In response, Trump has taken some of his harshest criticism to date from fellow Republicans. Former Trump Communications Director Anthony Scaramucci called the attacks “stupid” and “socially unnatural.” Longtime McCain ally Senator Lindsey Graham spoke out. Senator Mitt Romney tweeted, “I can’t understand why the President would, once again, disparage a man as exemplary as my friend John McCain.” Establishment Democrats, too, have almost unanimously defended McCain’s honor and called on Republicans to stand up to Trump’s undignified remarks.
If the attempts from high-level Republicans to be part of the “resistance” against Trump are intended to convince movement Republicans to place their support elsewhere, they are ineffective. Among Republicans, support for Trump is at 90 percent. The Republican base might well hate anti-Trump Republicans even more than establishment liberals do. This is another big part of the problem.

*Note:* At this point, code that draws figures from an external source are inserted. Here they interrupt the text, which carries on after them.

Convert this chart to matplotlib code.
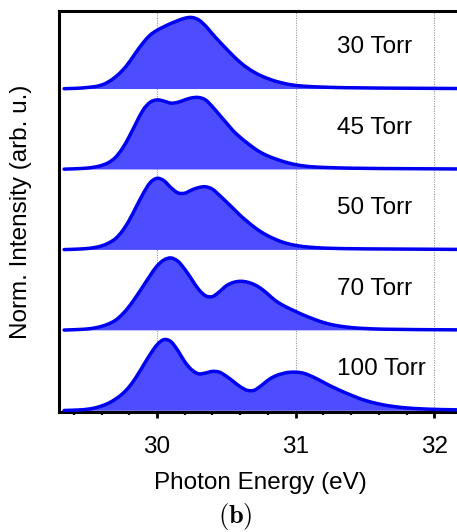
import matplotlib
matplotlib.use("Agg")
import matplotlib.pyplot as plt
from matplotlib.path import Path
from matplotlib.patches import PathPatch
from matplotlib.ticker import MultipleLocator, NullLocator

plt.rcParams['font.family'] = ['Liberation Sans', 'DejaVu Sans']
plt.rcParams['mathtext.fontset'] = 'cm'

# Photon energy sampling (eV)
energy = [29.33, 29.35, 29.40, 29.45, 29.50, 29.55, 29.60, 29.65, 29.70, 29.75,
          29.80, 29.85, 29.90, 29.95, 30.00, 30.05, 30.10, 30.15, 30.20, 30.25,
          30.30, 30.35, 30.40, 30.45, 30.50, 30.55, 30.60, 30.65, 30.70, 30.75,
          30.80, 30.85, 30.90, 30.95, 31.00, 31.05, 31.10, 31.15, 31.20, 31.25,
          31.30, 31.35, 31.40, 31.45, 31.50, 31.60, 31.70, 31.80, 31.90, 32.00,
          32.10, 32.20]

# Normalised spectra for each pressure
torr_30 = [0.004, 0.005, 0.008, 0.012, 0.02, 0.03, 0.05, 0.09, 0.15, 0.23,
           0.335, 0.46, 0.575, 0.67, 0.73, 0.775, 0.815, 0.85, 0.88, 0.89,
           0.86, 0.785, 0.685, 0.59, 0.50, 0.412, 0.332, 0.265, 0.21, 0.165,
           0.13, 0.10, 0.077, 0.058, 0.045, 0.037, 0.031, 0.027, 0.024, 0.021,
           0.019, 0.017, 0.016, 0.015, 0.014, 0.012, 0.011, 0.010, 0.009, 0.008,
           0.007, 0.006]
torr_45 = [0.004, 0.005, 0.008, 0.012, 0.018, 0.03, 0.05, 0.085, 0.15, 0.26,
           0.41, 0.58, 0.74, 0.835, 0.865, 0.85, 0.825, 0.835, 0.865, 0.89,
           0.895, 0.865, 0.78, 0.68, 0.58, 0.48, 0.40, 0.33, 0.265, 0.21,
           0.168, 0.135, 0.105, 0.08, 0.06, 0.046, 0.036, 0.03, 0.026, 0.023,
           0.02, 0.018, 0.016, 0.015, 0.014, 0.012, 0.011, 0.01, 0.009, 0.008,
           0.007, 0.006]
torr_50 = [0.004, 0.005, 0.008, 0.012, 0.018, 0.03, 0.05, 0.085, 0.14, 0.235,
           0.37, 0.535, 0.70, 0.835, 0.89, 0.86, 0.775, 0.71, 0.705, 0.745,
           0.775, 0.785, 0.755, 0.68, 0.598, 0.515, 0.43, 0.355, 0.285, 0.225,
           0.175, 0.135, 0.10, 0.075, 0.056, 0.043, 0.034, 0.028, 0.023, 0.02,
           0.018, 0.016, 0.015, 0.014, 0.013, 0.012, 0.011, 0.01, 0.009, 0.008,
           0.007, 0.006]
torr_70 = [0.004, 0.005, 0.008, 0.012, 0.018, 0.03, 0.05, 0.08, 0.125, 0.20,
           0.30, 0.42, 0.55, 0.68, 0.80, 0.875, 0.90, 0.86, 0.76, 0.635,
           0.51, 0.43, 0.42, 0.48, 0.555, 0.595, 0.61, 0.60, 0.57, 0.52,
           0.45, 0.375, 0.32, 0.275, 0.235, 0.195, 0.16, 0.127, 0.098, 0.075,
           0.058, 0.045, 0.035, 0.028, 0.023, 0.016, 0.013, 0.011, 0.009, 0.008,
           0.007, 0.006]
torr_100 = [0.004, 0.005, 0.008, 0.012, 0.02, 0.035, 0.06, 0.095, 0.145, 0.21,
            0.30, 0.42, 0.56, 0.70, 0.82, 0.885, 0.86, 0.75, 0.61, 0.51,
            0.46, 0.47, 0.49, 0.48, 0.43, 0.365, 0.30, 0.255, 0.255, 0.31,
            0.38, 0.43, 0.46, 0.478, 0.48, 0.47, 0.44, 0.40, 0.355, 0.31,
            0.27, 0.23, 0.195, 0.16, 0.13, 0.085, 0.055, 0.036, 0.025, 0.018,
            0.014, 0.011]

labels = ['30 Torr', '45 Torr', '50 Torr', '70 Torr', '100 Torr']
spectra = [torr_30, torr_45, torr_50, torr_70, torr_100]
offsets = [4, 3, 2, 1, 0]

fill_color = '#4d4dff'
line_color = '#0000f0'
fs = 17.5


def smooth_path(xs, ys):
    """Cubic Hermite (Bezier) path passing through every sample."""
    n = len(xs)
    slopes = []
    for i in range(n):
        if i == 0:
            m = (ys[1] - ys[0]) / (xs[1] - xs[0])
        elif i == n - 1:
            m = (ys[-1] - ys[-2]) / (xs[-1] - xs[-2])
        else:
            m = (ys[i + 1] - ys[i - 1]) / (xs[i + 1] - xs[i - 1])
        slopes.append(m)
    verts = [(xs[0], ys[0])]
    codes = [Path.MOVETO]
    for i in range(n - 1):
        h = xs[i + 1] - xs[i]
        verts += [(xs[i] + h / 3, ys[i] + slopes[i] * h / 3),
                  (xs[i + 1] - h / 3, ys[i + 1] - slopes[i + 1] * h / 3),
                  (xs[i + 1], ys[i + 1])]
        codes += [Path.CURVE4] * 3
    return verts, codes


fig = plt.figure(figsize=(4.57, 5.32), dpi=100)
ax = fig.add_axes([59 / 457, 1 - 412 / 532, 403 / 457, 401 / 532])

for lab, spec, off in zip(labels, spectra, offsets):
    top = [off + v for v in spec]
    verts, codes = smooth_path(energy, top)
    fill_verts = verts + [(energy[-1], off), (energy[0], off), (energy[0], off)]
    fill_codes = codes + [Path.LINETO, Path.LINETO, Path.CLOSEPOLY]
    ax.add_patch(PathPatch(Path(fill_verts, fill_codes), facecolor=fill_color,
                           edgecolor='none', lw=0, zorder=2))
    ax.add_patch(PathPatch(Path(verts, codes), facecolor='none',
                           edgecolor=line_color, lw=2.5, joinstyle='round',
                           capstyle='round', zorder=3))
    ax.text(31.3, off + 0.52, lab, fontsize=fs, ha='left', va='center', zorder=4)

ax.set_xlim(29.293, 32.2)
ax.set_ylim(-0.015, 4.97)

ax.xaxis.set_major_locator(MultipleLocator(1))
ax.xaxis.set_minor_locator(MultipleLocator(0.2))
ax.yaxis.set_major_locator(NullLocator())
ax.yaxis.set_minor_locator(NullLocator())
ax.grid(axis='x', which='major', color='#999999', linestyle=(0, (1, 1.2)),
        linewidth=0.8, zorder=1)
ax.set_axisbelow(True)

ax.tick_params(axis='x', which='major', direction='out', length=4.5, width=2,
               labelsize=fs, pad=13)
ax.tick_params(axis='x', which='minor', direction='out', length=2.2, width=1.6)

for side in ['left', 'bottom', 'top', 'right']:
    ax.spines[side].set_linewidth(2.2)

ax.set_xlabel('Photon Energy (eV)', fontsize=fs, labelpad=10)
fig.text(21 / 457, 0.5 * (1 - 412 / 532 + 1 - 11 / 532),
         'Norm. Intensity (arb. u.)', rotation=90, fontsize=fs,
         ha='center', va='center')
fig.text(235.5 / 457, (532 - 516) / 532, r'$\mathbf{(b)}$', fontsize=19,
         ha='center', va='center')

fig.savefig('out.png', dpi=100)
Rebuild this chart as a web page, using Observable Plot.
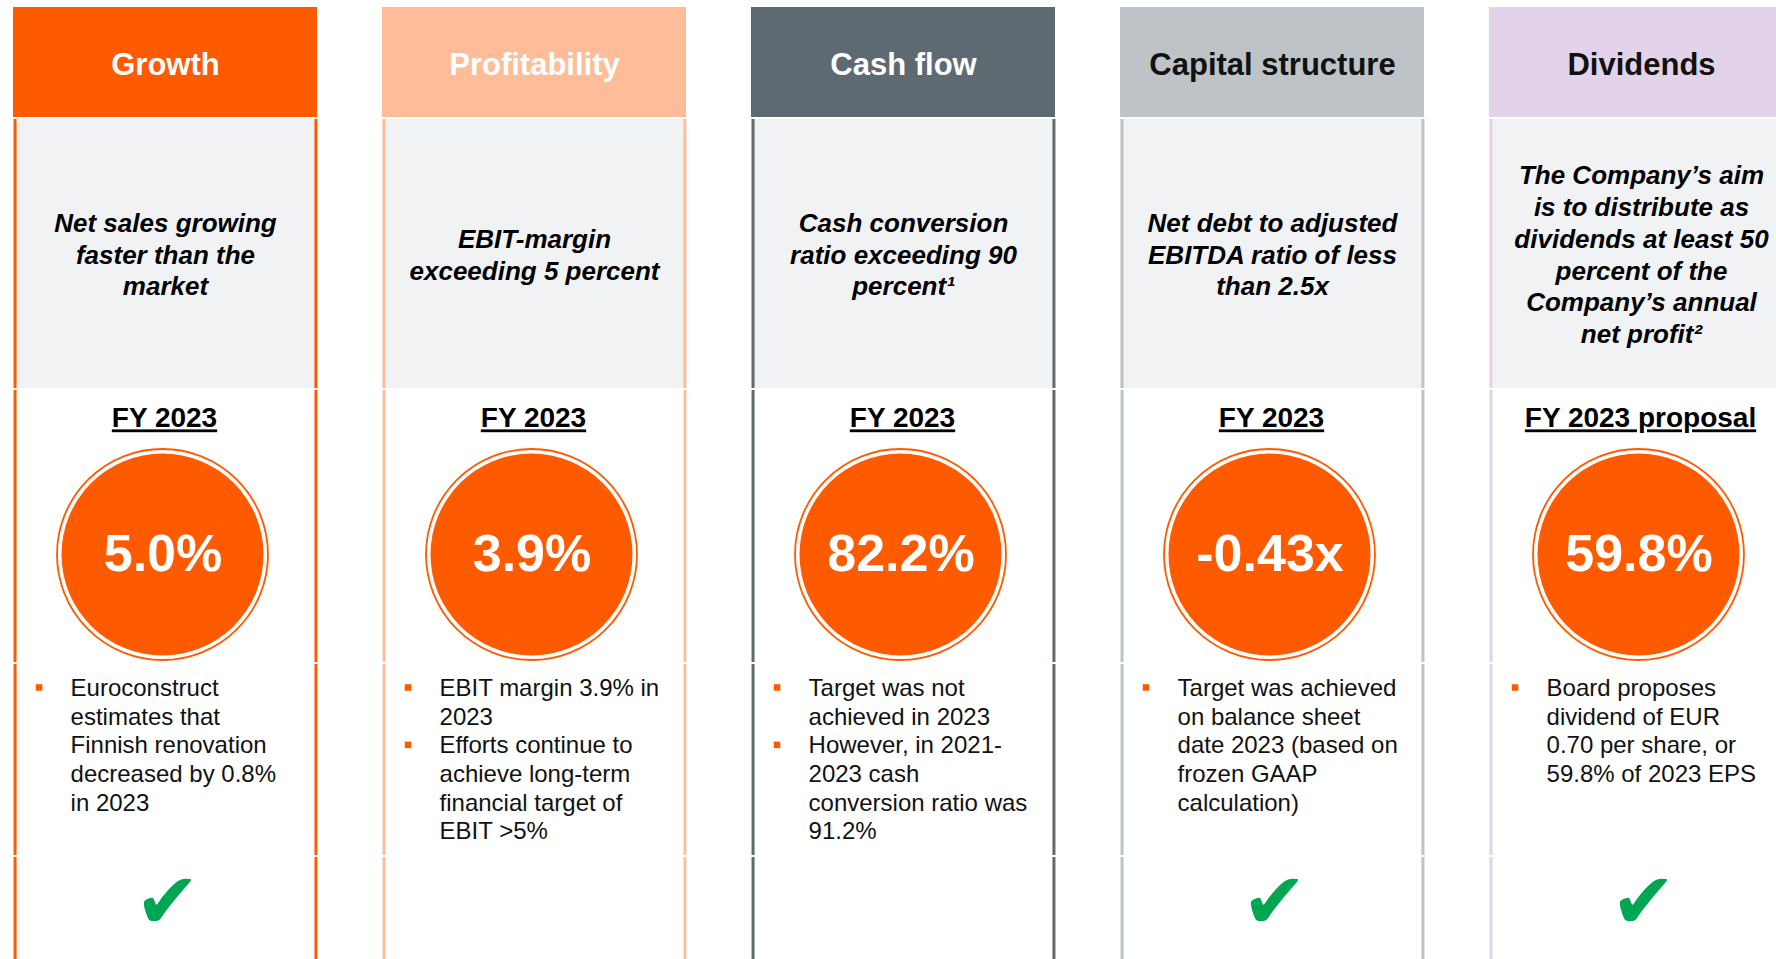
<!DOCTYPE html>
<html>
<head>
<meta charset="utf-8">
<script src="https://cdn.jsdelivr.net/npm/d3@7"></script>
<script src="https://cdn.jsdelivr.net/npm/@observablehq/plot@0.6"></script>
<style>
  html, body { margin: 0; padding: 0; background: #fff; overflow: hidden; }
  #chart svg { display: block; overflow: hidden; }
</style>
</head>
<body>
<div id="chart"></div>
<script>
// ---- data ----
const categories = ["Growth", "Profitability", "Cash flow", "Capital structure", "Dividends"];
const headerColors = ["#FE5A00", "#FFBC99", "#5E6A71", "#BDC3C7", "#E2D3EA"];
const headerTextColors = ["#ffffff", "#ffffff", "#ffffff", "#111111", "#111111"];
const targets = [
  "Net sales growing\nfaster than the\nmarket",
  "EBIT-margin\nexceeding 5 percent",
  "Cash conversion\nratio exceeding 90\npercent¹",
  "Net debt to adjusted\nEBITDA ratio of less\nthan 2.5x",
  "The Company’s aim\nis to distribute as\ndividends at least 50\npercent of the\nCompany’s annual\nnet profit²"
];
const periods = ["FY 2023", "FY 2023", "FY 2023", "FY 2023", "FY 2023 proposal"];
const results = ["5.0%", "3.9%", "82.2%", "-0.43x", "59.8%"];
const comments = [
  ["Euroconstruct\nestimates that\nFinnish renovation\ndecreased by 0.8%\nin 2023"],
  ["EBIT margin 3.9% in\n2023", "Efforts continue to\nachieve long-term\nfinancial target of\nEBIT >5%"],
  ["Target was not\nachieved in 2023", "However, in 2021-\n2023 cash\nconversion ratio was\n91.2%"],
  ["Target was achieved\non balance sheet\ndate 2023 (based on\nfrozen GAAP\ncalculation)"],
  ["Board proposes\ndividend of EUR\n0.70 per share, or\n59.8% of 2023 EPS"]
];
const achieved = [true, false, false, true, true];

// ---- build tables ----
const ORANGE = "#FE5A00";
const cols = categories.map((cat, i) => ({
  cat, color: headerColors[i], textColor: headerTextColors[i],
  target: targets[i], period: periods[i], result: results[i], ok: achieved[i]
}));

// layout rows (pixel positions of the slide grid)
const HEADER = [7, 117], TARGET = [119, 388];
const rowSpans = [[119, 388], [390, 662], [664, 855], [857, 959]];
const borders = [];
cols.forEach(c => rowSpans.forEach(([a, b]) => {
  borders.push({cat: c.cat, color: c.color, y1: a, y2: b, side: -1});
  borders.push({cat: c.cat, color: c.color, y1: a, y2: b, side: 1});
}));

const BULLET_TOP = 675, LINE = 28.7;
const bulletRows = [];
comments.forEach((items, i) => {
  let acc = 0;
  items.forEach(t => {
    bulletRows.push({cat: categories[i], text: t, y: BULLET_TOP + acc * LINE});
    acc += t.split("\n").length;
  });
});

const FONT = "'Liberation Sans', Arial, Helvetica, sans-serif";
const BW = 303.9; // band width of a column
const half = BW / 2;

const plot = Plot.plot({
  width: 1776,
  height: 959,
  margin: 0,
  style: {fontFamily: FONT, background: "#fff"},
  x: {type: "band", domain: categories, range: [12, 1793], paddingInner: 0.177, paddingOuter: 0, axis: null},
  y: {domain: [0, 959], range: [0, 959], axis: null},
  color: {type: "identity"},
  marks: [
    // header blocks
    Plot.barY(cols, {x: "cat", y1: HEADER[0], y2: HEADER[1], fill: "color"}),
    // target grey boxes
    Plot.barY(cols, {x: "cat", y1: TARGET[0], y2: TARGET[1], fill: "#F1F2F4"}),
    // column borders (left & right), interrupted between rows
    Plot.ruleX(borders.filter(d => d.side < 0), {x: "cat", y1: "y1", y2: "y2", stroke: "color", strokeWidth: 3, dx: -half + 1.5}),
    Plot.ruleX(borders.filter(d => d.side > 0), {x: "cat", y1: "y1", y2: "y2", stroke: "color", strokeWidth: 3, dx: half - 1.5}),
    // header titles
    Plot.text(cols, {x: "cat", y: 52, text: "cat", fill: "textColor", fontSize: 31, fontWeight: "bold", lineAnchor: "top"}),
    // target descriptions
    Plot.text(cols, {x: "cat", y: 253, text: "target", fill: "#000", fontSize: 26, fontWeight: "bold", fontStyle: "italic", lineAnchor: "middle", lineHeight: 1.22}),
    // period labels
    Plot.text(cols, {x: "cat", y: 407, text: "period", fill: "#000", fontSize: 28, fontWeight: "bold", lineAnchor: "top", dx: -1}),
    // result circles
    Plot.dot(cols, {x: "cat", y: 554, r: 105.5, fill: "none", stroke: ORANGE, strokeWidth: 1.8, dx: -3}),
    Plot.dot(cols, {x: "cat", y: 554, r: 101, fill: ORANGE, dx: -3}),
    Plot.text(cols, {x: "cat", y: 554, text: "result", fill: "#fff", fontSize: 52, fontWeight: "bold", lineAnchor: "middle", dx: -2.5}),
    // bullet squares & comments
    Plot.dot(bulletRows, {x: "cat", y: d => d.y + 12, symbol: "square", r: 3.7, fill: ORANGE, dx: -half + 25.5}),
    Plot.text(bulletRows, {x: "cat", y: "y", text: "text", fill: "#111", fontSize: 24, lineAnchor: "top", textAnchor: "start", lineHeight: 1.196, dx: -half + 57}),
    // achieved check marks
    Plot.text(cols.filter(d => d.ok), {x: "cat", y: 903, text: () => "✔", fill: "#00A651", fontSize: 78, fontFamily: "DejaVu Sans", lineAnchor: "middle", dx: 2})
  ]
});

// underline the period labels
d3.select(plot).selectAll("text")
  .filter(function () { return periods.includes(this.textContent); })
  .attr("text-decoration", "underline")
  .style("text-decoration", "underline");
document.getElementById("chart").append(plot);
</script>
</body>
</html>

Every time a “principled Republican” criticizes Trump, establishment media treats it as major news and makes themselves look just as silly in the process.

Trump famously teased Mitt Romney with an administration position, inviting Romney to dinner and taking this awkward photo.
In January, just days before being sworn in as a senator, Mitt Romney published an editorial in the Washington Post in which he wrote, “As a nation, we have been blessed with presidents who have called on the greatness of the American spirit. With the nation so divided, resentful and angry, presidential leadership in qualities of character is indispensable. And it is in this province where the incumbent’s shortfall has been most glaring.” Trump’s leading propaganda rag on the internet, Breitbart, simply responded with a column titled, “Mitt Romney is an idiot.”
Politicians like Romney have next to no sway with Trump’s base, which now makes up the majority of the Republican Party. No one on the left should want Romney on their side, either, nor should they be rushing to defend John McCain, a reliably pro-war senator who once gleefully sang about bombing Iran. Such unsavory alliances with establishment Republicans win over nobody and create further division between establishment liberals and the progressive left – a schism that already helped Trump win one election.
Even the left’s enthusiastic support of Special Counsel Robert Mueller is problematic. Before he started his legitimate investigation into Trump, Mueller served as the head of the FBI under President George W. Bush, a position in which he rounded up, detained, and allegedly abused Muslims. Bush himself has undergone a public rehabilitation in the Trump era, embraced by liberals like Michelle Obama and Ellen DeGeneres. The deeper liberals settle down with these fanatically far-right Republicans, the less value they will be to any truly leftist cause.
When establishment Republicans attack Trump, they are speaking to a small audience of fellow establishment politicians and media figures. Anyone still supporting Trump through the myriad scandals of corruption, adultery and bigotry won’t change their minds because of a stuffy Mitt Romney op-ed. If Trump’s base is savvy enough not to be won over by the more pleasant demeanor of “principled Republicans,” it’s a constant source of embarrassment to see that establishment liberals so frequently are.
Trump rode to victory in the Republican primary, and to a significant extent in the general election, by obliterating the politics of politeness. He is at his best when he fights dirty and keeps his opponents on the defensive. No amount of vulgarity, scandal, or criticism, even from revered party elders like McCain, can turn his political cult. The left could learn a few things from Trump’s political playbook and be unashamed, unapologetic, and bold, rather than pine for a return to the phony, sanctimonious politics of establishment Washington.